Apple is facing yet another antitrust case. The subject this time? Apps. The Supreme Court has agreed to hear Apple Inc. v. Pepper, a case that asks whether or not Apple has monopolized the app market. If the Supreme Court rules against Apple, it could have far-reaching implications for everyone.
At the heart of the dispute is the issue of money. Apple both charges developers 30 percent of their app’s revenue, and prevents iOS devices from being able to install apps from other sources. Because of that, some argue that Apple has inflated the price of iPhone apps in an effort to make more money.
On the other side, Apple argues that the plaintiffs, who are consumers, don’t have the right to sue Apple under current U.S. antitrust laws. The key to that argument, as noted in a report by Wired, is a case from 1977, Illinois Brick Co. v. Illinois, which resulted in a ruling that you can’t sue for an antitrust case if you didn’t directly purchase goods or services. Because of that, Apple says, it’s not selling apps to customers — the developers are through the App Store.

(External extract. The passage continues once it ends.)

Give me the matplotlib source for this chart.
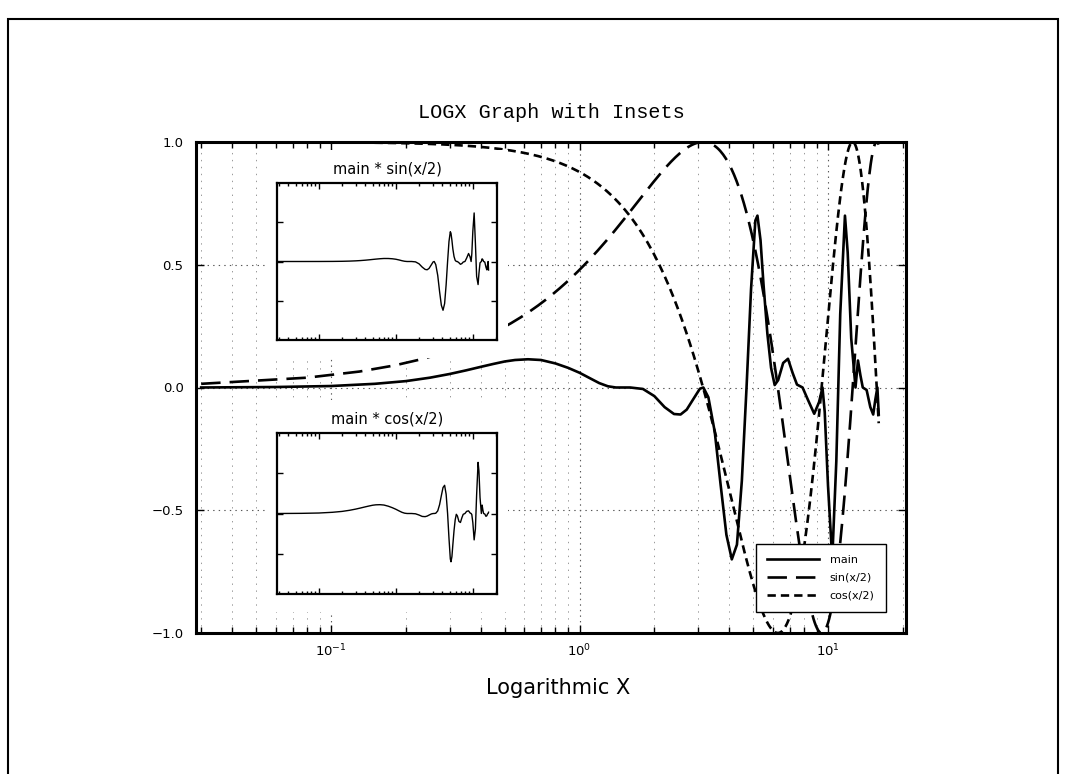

The only problem with that is that the plaintiffs are arguing that Apple has monopolized app distribution — not necessarily apps themselves. There is evidence of that on Android — users can get apps from the Google Play Store, but they can also get them from Amazon and other third-party stores, too, if they so choose.
The case could result in some major changes for consumers and Apple alike. If Apple wins the case, nothing much will change with how it and developers interact, and developers will still be forced to go through the App Store and abide by Apple’s rules. If the plaintiffs win, however, Apple may have to pay hundreds of millions of dollars — and it may have implications for other large tech companies that sell products from third parties, including the likes of Amazon.
According to a report from Bloomberg, the Supreme Court will hear arguments for nine months starting in October. Safe to say, this case has a long road ahead of it.